La première est extraite des Élégies, livre I – Méditations – Voyages et elle porte le numéro XXII. Elle figure à la page 207 de l'édition sus-mentionnée. J'ai été étonné (et ravi) de lire sous la plume de Chénier cette idée que j'ai développée moi-même, savoir que la technique est indispensable mais qu'elle doit s'accompagner obligatoirement d'une intention, d'un sentiment ou d'une émotion à partager. Voici ce poème. L'art, des transports de l'âme est un faible interprète ;
L'art ne fait que des vers, le cœur seul est poète.
Sous sa fécondité le génie opprimé
Ne peut garder l'ouvrage en sa tète formé.
Soit que le doux amour des nymphes du Permesse
D'une fureur sacrée enflammant sa jeunesse,
L'emporte malgré lui dans leurs riches déserts,
Où l'air est poétique et respire des vers ;
Soit que d'ardents projets son âme poursuivie
L'aiguillonne du soin d'éterniser sa vie ;
Soit qu'il ait seulement, tendre et né pour l'amour,
Souhaité de la gloire, afin de voir un jour,
Quand son nom sera grand sur les doctes collines,
Les yeux qui rendent faible et les bouches divines
Chercher à le connaître, et, l'entendant nommer,
Lui parler, lui sourire, et peut-être l'aimer ;
Malgré lui, dans lui-même, un vers sûr et fidèle
Se teint de sa pensée et s'échappe avec elle.
Son coeur dicte ; il écrit. À ce maître divin
Il ne fait qu'obéir et que prêter sa main.
S'il est aimé, content, si rien ne le tourmente,
Si la folàtre joie et la jeunesse ardente
Étalent sur son teint l'éclat de leurs couleurs,
Ses vers, frais et vermeils, pétris d'ambre de fleurs,
Brillants de la santé qui luit sur son visage,
Trouvent doux d’être au monde et que vieillir est sage,
Si, pauvre et généreux, son cœur vient de souffrir
Aux cris d’un indigent qu’il n’a pu secourir ;
Si la beauté qu’il aime, inconstante et légère,
L’oublie en écoutant une amour étrangère ;
De sables douloureux si ses flancs sont brûlés ;
Ses tristes vers en deuil, d’un long crêpe voilés,
Ne voyant que des maux sur la terre où nous Sommes ;
Jugent qu’un prompt trépas est le seul bien des hommes,
Toujours vrai, son discours souvent se contredit.
Comme il veut, il s’exprime ; il blâme, il applaudit.

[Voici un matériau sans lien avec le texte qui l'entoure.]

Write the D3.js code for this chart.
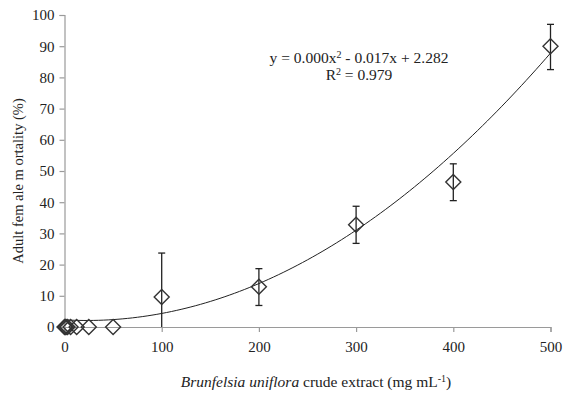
<!DOCTYPE html>
<html>
<head>
<meta charset="utf-8">
<script src="https://cdn.jsdelivr.net/npm/d3@7"></script>
<style>
  body { margin: 0; background: #fff; }
  text { font-family: "Times New Roman", "Liberation Serif", Times, serif; fill: #222; }
</style>
</head>
<body>
<div id="chart"></div>
<script>
// data
var conc = [0, 0.78, 1.56, 3.125, 6.25, 12.5, 25, 50, 100, 200, 300, 400, 500];
var mortality = [0, 0, 0, 0, 0, 0, 0, 0, 9.6, 12.9, 32.8, 46.5, 90];
var err_low = [0, 0, 0, 0, 0, 0, 0, 0, 9.6, 6.0, 6.0, 6.0, 7.5];
var err_high = [0, 0, 0, 0, 0, 0, 0, 0, 14.1, 5.8, 5.9, 5.8, 7.0];
var x_ticks = [0, 100, 200, 300, 400, 500];
var y_ticks = [0, 10, 20, 30, 40, 50, 60, 70, 80, 90, 100];
// trendline coefficients (quadratic)
var trend_a = 0.000376, trend_b = -0.017, trend_c = 2.282;

var chart_width = 577;
var chart_height = 394;
var serif = '"Times New Roman", "Liberation Serif", Times, serif';

var svg = d3.select("#chart")
            .append("svg")
            .attr("width", chart_width)
            .attr("height", chart_height)
            .style("font-family", serif);

var x = d3.scaleLinear().domain([0, 500]).range([64.5, 550.5]);
var y = d3.scaleLinear().domain([0, 100]).range([327, 15]);

// axes
var xAxis = svg.append("g")
    .attr("transform", "translate(0," + y(0) + ")")
    .call(d3.axisBottom(x).tickValues(x_ticks).tickSize(5).tickPadding(9));
var yAxis = svg.append("g")
    .attr("transform", "translate(" + x(0) + ",0)")
    .call(d3.axisLeft(y).tickValues(y_ticks).tickSize(5).tickPadding(5));

[xAxis, yAxis].forEach(function(ax) {
    ax.attr("font-family", serif).attr("font-size", 15);
    ax.select(".domain").attr("stroke", "#9a9a9a").attr("stroke-width", 1.2);
    ax.selectAll(".tick line").attr("stroke", "#9a9a9a").attr("stroke-width", 1.2);
    ax.selectAll(".tick text")
        .style("font-family", serif)
        .style("font-size", "15px")
        .attr("fill", "#222");
});

// trendline
var curve_x = d3.range(0, 501, 5);
var line = d3.line()
    .x(function(d) { return x(d); })
    .y(function(d) { return y(trend_a * d * d + trend_b * d + trend_c); });
svg.append("path")
    .datum(curve_x)
    .attr("d", line)
    .attr("fill", "none")
    .attr("stroke", "#222")
    .attr("stroke-width", 1);

var points = conc.map(function(c, i) {
    return { x: c, y: mortality[i], lo: mortality[i] - err_low[i], hi: mortality[i] + err_high[i] };
});

// error bars
var eb = svg.append("g").selectAll("g")
    .data(points.filter(function(d) { return d.hi > d.lo; }))
    .enter().append("g")
    .attr("stroke", "#222")
    .attr("stroke-width", 1.3);
eb.append("line")
    .attr("x1", function(d) { return x(d.x); })
    .attr("x2", function(d) { return x(d.x); })
    .attr("y1", function(d) { return y(d.lo); })
    .attr("y2", function(d) { return y(d.hi); });
eb.append("line")
    .attr("x1", function(d) { return x(d.x) - 3.5; })
    .attr("x2", function(d) { return x(d.x) + 3.5; })
    .attr("y1", function(d) { return y(d.hi); })
    .attr("y2", function(d) { return y(d.hi); });
eb.append("line")
    .attr("x1", function(d) { return x(d.x) - 3.5; })
    .attr("x2", function(d) { return x(d.x) + 3.5; })
    .attr("y1", function(d) { return y(d.lo); })
    .attr("y2", function(d) { return y(d.lo); })
    .attr("display", function(d) { return d.lo > 0 ? null : "none"; });

// diamond markers
var r = 7.5;
svg.append("g").selectAll("path")
    .data(points)
    .enter().append("path")
    .attr("d", function(d) {
        var cx = x(d.x), cy = y(d.y);
        return "M" + cx + "," + (cy - r) + "L" + (cx + r) + "," + cy +
               "L" + cx + "," + (cy + r) + "L" + (cx - r) + "," + cy + "Z";
    })
    .attr("fill", "none")
    .attr("stroke", "#333")
    .attr("stroke-width", 1.4);

// equation
var eq = svg.append("text")
    .attr("x", 359).attr("y", 63)
    .attr("text-anchor", "middle")
    .style("font-size", "15.5px");
eq.append("tspan").text("y = 0.000x");
eq.append("tspan").attr("dy", -5).style("font-size", "10px").text("2");
eq.append("tspan").attr("dy", 5).text(" - 0.017x + 2.282");

var r2 = svg.append("text")
    .attr("x", 359).attr("y", 80)
    .attr("text-anchor", "middle")
    .style("font-size", "15.5px");
r2.append("tspan").text("R");
r2.append("tspan").attr("dy", -5).style("font-size", "10px").text("2");
r2.append("tspan").attr("dy", 5).text(" = 0.979");

// axis titles
svg.append("text")
    .attr("transform", "translate(23,181) rotate(-90)")
    .attr("text-anchor", "middle")
    .style("font-size", "14.5px")
    .text("Adult fem ale m ortality (%)");

var xt = svg.append("text")
    .attr("x", 316).attr("y", 387)
    .attr("text-anchor", "middle")
    .style("font-size", "15.5px");
xt.append("tspan").style("font-style", "italic").text("Brunfelsia uniflora");
xt.append("tspan").text(" crude extract (mg mL");
xt.append("tspan").attr("dy", -5).style("font-size", "10px").text("-1");
xt.append("tspan").attr("dy", 5).text(")");
</script>
</body>
</html>
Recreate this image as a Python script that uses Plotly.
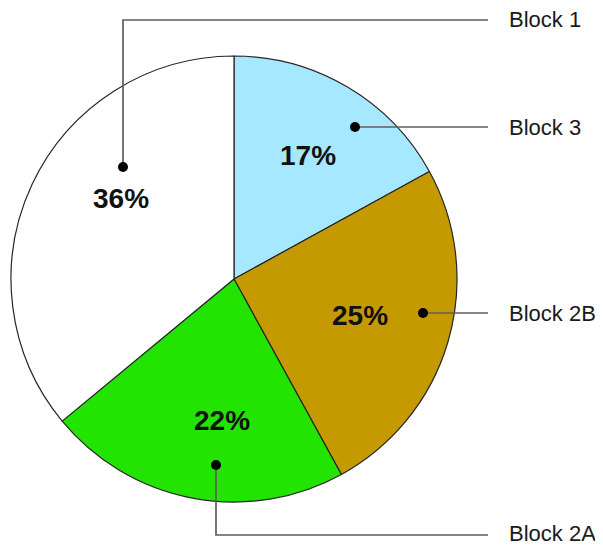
import plotly.graph_objects as go

labels = ["Block 3", "Block 2B", "Block 2A", "Block 1"]
values = [17, 25, 22, 36]
colors = ["#A6E8FF", "#C49A00", "#22E400", "#FFFFFF"]

# page has an 8px body margin; work in window pixels and shift
OFF = 8
WIN_W, WIN_H = 603, 546
W, H = WIN_W - OFF, WIN_H - OFF
cx, cy, R = 234 - OFF, 279 - OFF, 223

FONT = "Liberation Sans, Arial, sans-serif"

fig = go.Figure()
fig.add_trace(go.Pie(
    labels=labels, values=values, sort=False, direction="clockwise", rotation=0,
    marker=dict(colors=colors, line=dict(color="#262626", width=1.2)),
    textinfo="none", showlegend=False, hoverinfo="label+percent",
    domain=dict(x=[(cx - R) / W, (cx + R) / W], y=[(H - cy - R) / H, (H - cy + R) / H]),
))

def px(x):
    return (x - OFF) / W

def py(y):
    return 1 - (y - OFF) / H

# label layout (window pixels): percent text centre, dot, leader path, label anchor
layout_pos = {
    "Block 1": dict(pct=(121, 198), dot=(123, 167), path=[(123, 167), (123, 20), (488, 20)], lab=(507, 20)),
    "Block 3": dict(pct=(308, 155), dot=(355, 127), path=[(355, 127), (488, 127)], lab=(507, 127)),
    "Block 2B": dict(pct=(360, 315), dot=(423, 313), path=[(423, 313), (488, 313)], lab=(507, 313)),
    "Block 2A": dict(pct=(222, 420), dot=(216, 465), path=[(216, 465), (216, 535), (488, 535)], lab=(507, 533)),
}

total = sum(values)
shapes = []
annotations = []
for name, v in zip(labels, values):
    L = layout_pos[name]
    d = "M " + " L ".join(f"{px(x)},{py(y)}" for x, y in L["path"])
    shapes.append(dict(type="path", xref="paper", yref="paper", path=d,
                       line=dict(color="#5e5e5e", width=1.7)))
    dx, dy = L["dot"]
    r = 5
    shapes.append(dict(type="circle", xref="paper", yref="paper",
                       x0=px(dx - r), x1=px(dx + r), y0=py(dy + r), y1=py(dy - r),
                       fillcolor="#000000", line=dict(color="#000000", width=0)))
    lx, ly = L["lab"]
    annotations.append(dict(x=px(lx), y=py(ly), xref="paper", yref="paper", text=name,
                            showarrow=False, xanchor="left", yanchor="middle",
                            font=dict(family=FONT, size=22, color="#1a1a1a")))
    tx, ty = L["pct"]
    annotations.append(dict(x=px(tx), y=py(ty), xref="paper", yref="paper",
                            text=f"<b>{round(v / total * 100)}%</b>",
                            showarrow=False, xanchor="center", yanchor="middle",
                            font=dict(family=FONT, size=28, color="#111111")))

fig.update_layout(
    width=W, height=H, margin=dict(l=0, r=0, t=0, b=0),
    paper_bgcolor="white", plot_bgcolor="white",
    shapes=shapes, annotations=annotations,
)
fig.write_html("out.html")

Vainement la pensée est rapide et volage :
Quand elle est prête à fuir, il l`arrête au passage.
Ainsi, dans ses écrits partout se traduisant,
Il fixe le passé pour lui toujours présent ;
Et sait, de se connaître ayant la sage envie,
Refeuilleter sans cesse et son ame et sa vie. Quant au second extrait, il me rappelle là encore ce que j'ai écrit à ma façon à deux reprises. Il s'agit des poèmes Mettons tout de suite les choses au point (du vol. 1) et Mettons une fois de plus les choses au point (du vol. 4). À son tour, voici ce poème, extrait des Poésies diverses et fragments, numéro XI, page 436. Or venez maintenant, graves déclamateurs,
D’almanachs, de journaux, savants compilateurs ;
Déployez pour mes vers vos balances critiques,
Flétrissez-les du sceau des lettres italiques ;
Citez faux de grands noms, épouvantails des sots ;
Aux lourds raisonnements joignez de lourds bons mots ;
Assurez que ma muse est froide ou téméraire,
Que mes vers sont mauvais, que ma rime est vulgaire.
Je l’ai bien fait exprès ; votre chagrin m’est doux.
Je serais bien fâché qu’ils fussent bons pour vous.
Mon Dieu ! lorsqu’imitant ce bon roi de Phrygie,
Vous jugez ou le drame, ou l’ode, ou l’élégie,
Faut-il que nul démon, ami du genre humain.
Jamais à votre front ne porte votre main !
Vous sauriez une fois combien les doctes veilles
Sur votre tête auguste allongent vos oreilles. Puisse cette note inciter le lecteur à lire André Chénier.